“Blue holes” are essentially vertical, underwater caves. Some blue holes occur at sea. There are several spectacular examples, such as the Great Blue Hole, near Belize (Google “Blue Holes” and this is one of the first examples). They get their name from the dramatic contrast in color between the shallow edges of the hole and the dark blue of the deeper hole.
Blue holes also occur inland, away from seas and oceans. Apparently there are at least a dozen locations just in Tennessee that are described as “blue holes.” Blue holes seem to be found in areas where caves and springs are common.
The Elk River Blue Hole
One of these, pictured in a recent Places challenge blog, is located next to a country road near the head of the Elk River in Grundy County in what is called Burroughs Cove. In Tennessee and other mountainous areas, a cove is an area of valley that “pushes” into the mountain and is surrounded on three sides by it.
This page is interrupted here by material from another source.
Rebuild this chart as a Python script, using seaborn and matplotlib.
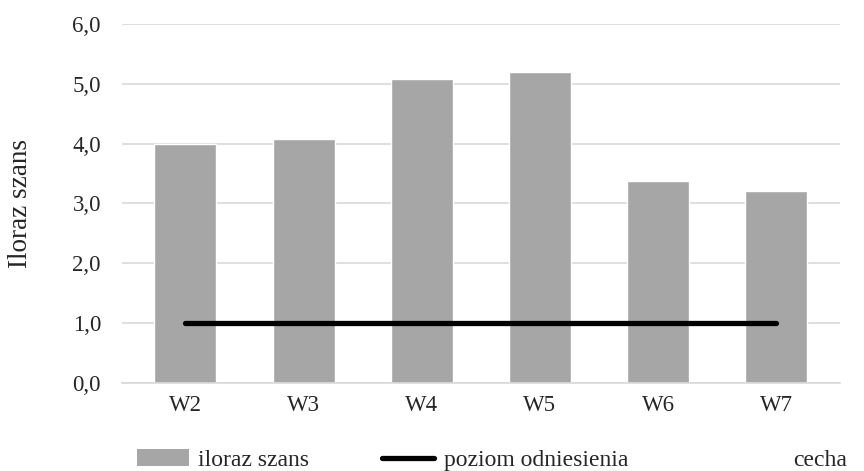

There are many coves in our area and most are named for the families that first settled in them.
I am not a hydro-geologist, but it appears that typically, water wells or flows up through inland blue holes—at least that is the case with the Elk River blue hole.
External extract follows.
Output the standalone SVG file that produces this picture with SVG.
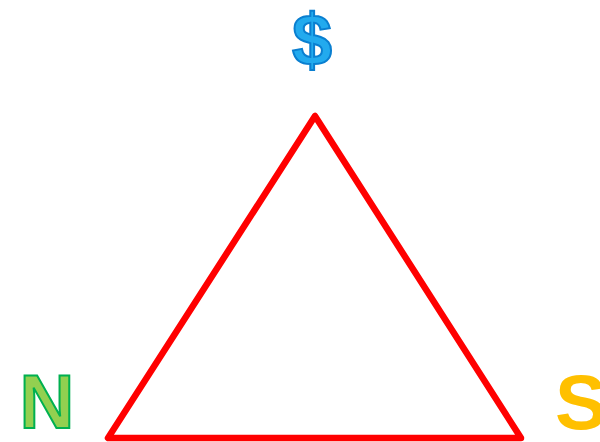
<svg xmlns="http://www.w3.org/2000/svg" width="600" height="442" viewBox="0 0 600 442">
<style>
.lbl{font-family:"Liberation Sans",Arial,sans-serif;font-weight:bold;}
</style>
<rect width="600" height="442" fill="#ffffff"/>
<g id="triangle">
<polygon points="315,116 108,438 521,438" fill="none" stroke="#ff0000" stroke-width="6.5" stroke-linejoin="round"/>
</g>
<g id="dollar">
<text class="lbl" x="312" y="65" font-size="72" text-anchor="middle" fill="#22aaee" stroke="#0a7fd0" stroke-width="2">$</text>
</g>
<g id="N">
<text class="lbl" x="47" y="428" font-size="76" text-anchor="middle" fill="#92d050" stroke="#00b050" stroke-width="2">N</text>
</g>
<g id="S">
<text class="lbl" x="555" y="429" font-size="78" fill="#ffc000">S</text>
</g>
</svg>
In effect, the Elk River blue hole is a deep—I do not know how deep—vertical cave that acts like a huge spring, bringing water to the surface. The deep blue color on the far side of the water indicates the opening to the blue hole. The water disappears into the cave—the opening to a short underground river.
The water travels about 100 yards underground and exits into the Elk River.
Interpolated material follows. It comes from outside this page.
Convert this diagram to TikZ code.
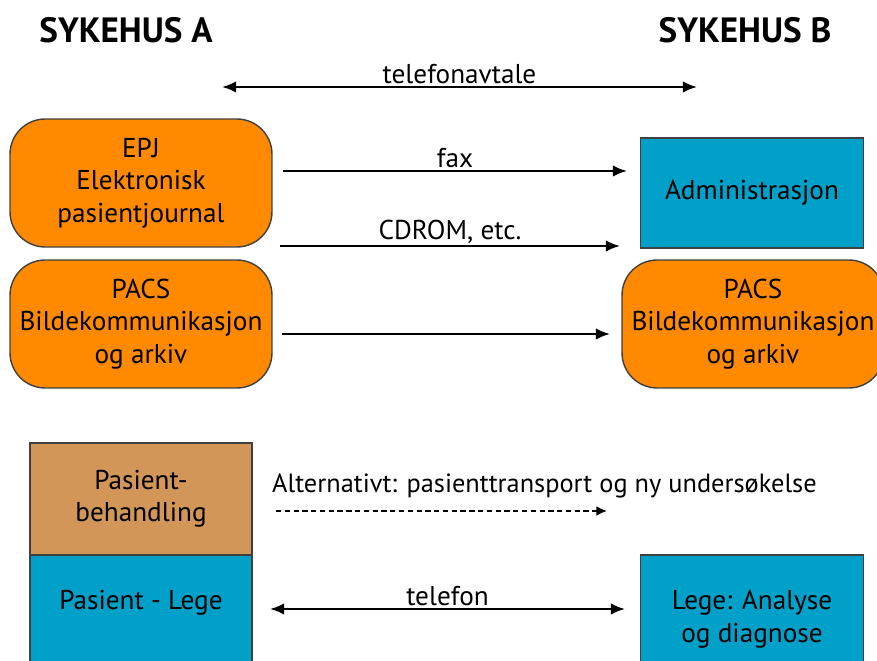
\documentclass[tikz,border=0pt]{standalone}
\usepackage{xcolor}
\usepackage{fontspec}
\setmainfont{PT Sans}
\usetikzlibrary{arrows.meta}
\definecolor{epjorange}{RGB}{255,138,0}
\definecolor{sykblue}{RGB}{0,160,200}
\definecolor{pasienttan}{RGB}{211,150,89}
\tikzset{
  font={\fontsize{15.5pt}{18.5pt}\selectfont}}

\begin{document}
\begin{tikzpicture}[x=0.02cm, y=-0.02cm]

        \tikzset{edge/.style = {-{Latex[length=8pt, width=6.5pt]}, line width=1.3pt}}
        \tikzset{twoway/.style = {{Latex[length=8pt, width=6.5pt]}-{Latex[length=8pt, width=6.5pt]}, line width=1.3pt}}
        \tikzset{box/.style = {draw=black!75, line width=0.8pt, align=center, inner sep=0pt}}
        \tikzset{lbl/.style = {above=0pt, inner sep=1pt}}

        \clip (0,0) rectangle (877,661);

        % headings
        \node[font={\fontsize{20pt}{22pt}\selectfont\bfseries}] (sykA) at (126,30) {SYKEHUS A};
        \node[font={\fontsize{20pt}{22pt}\selectfont\bfseries}] (sykB) at (745,30) {SYKEHUS B};

        % vertices
        \node[box, rounded corners=20, fill=epjorange, minimum width=5.24cm, minimum height=2.56cm] (epj)
            at (141,183) {EPJ\\Elektronisk\\pasientjournal};
        \node[box, rounded corners=20, fill=epjorange, minimum width=5.24cm, minimum height=2.56cm] (pacsA)
            at (141,324) {PACS\\Bildekommunikasjon\\og arkiv};
        \node[box, fill=sykblue, minimum width=4.46cm, minimum height=2.2cm] (admin)
            at (752,193) {Administrasjon};
        \node[box, rounded corners=20, fill=epjorange, minimum width=5.24cm, minimum height=2.56cm] (pacsB)
            at (753,324) {PACS\\Bildekommunikasjon\\og arkiv};
        \node[box, fill=pasienttan, minimum width=4.44cm, minimum height=2.24cm] (behand)
            at (141,499) {Pasient-\\behandling};
        \node[box, fill=sykblue, minimum width=4.44cm, minimum height=2.4cm, text depth=17.5pt] (lege)
            at (141,615) {Pasient - Lege};
        \node[box, fill=sykblue, minimum width=4.46cm, minimum height=2.56cm] (analyse)
            at (752,619) {Lege: Analyse\\og diagnose};

        % arrow ends
        \coordinate (avtA) at (222,87);   \coordinate (avtB) at (697,87);
        \coordinate (faxA) at (283,171);  \coordinate (faxB) at (627,171);
        \coordinate (cdA) at (280,246);   \coordinate (cdB) at (620,246);
        \coordinate (pacA) at (282,334);  \coordinate (pacB) at (610,334);
        \coordinate (altA) at (276,511);  \coordinate (altB) at (607,511);
        \coordinate (telA) at (270,609);  \coordinate (telB) at (625,609);

        %edges
        \draw[twoway] (avtA) to node [lbl] (lavt) {telefonavtale} (avtB);
        \draw[edge] (faxA) to node [lbl] (lfax) {fax} (faxB);
        \draw[edge] (cdA) to node [lbl] (lcd) {CDROM, etc.} (cdB);
        \draw[edge] (pacA) to (pacB);
        \draw[-{Latex[length=6pt, width=5.5pt]}, line width=1pt, dash pattern=on 3pt off 2pt] (altA) to (altB);
        \node[anchor=west, font={\fontsize{15pt}{18pt}\selectfont}] (lalt) at (266,486)
            {Alternativt: pasienttransport og ny undersøkelse};
        \draw[twoway] (telA) to node [lbl] (ltel) {telefon} (telB);

\end{tikzpicture}
\end{document}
While the blue hole is near the head of the Elk River, it is not the actual beginning of the river, which is farther up in Burroughs Cove.
According to local folk lore, this blue hole swallowed a team of two mules and the wagon they were pulling, never to be seen again. Apparently, the owner had stopped at the blue hole to allow the animals to drink. They waded into the shallow water around the hole, and presumably took one step too many. I have heard this story told by several different people. Fact or legend? I am inclined to believe it. I am also told that at one time, this was a popular swimming hole–it may still be.
Incidentally, there are photos online identified as the “blue hole on the Elk River,” but many of them show a small waterfall associated with the blue hole. I have been to the site shown in my photos several times and have not seen the associated waterfall.
A brief description and photos of the Blue Hole on the Elk River in Tennessee.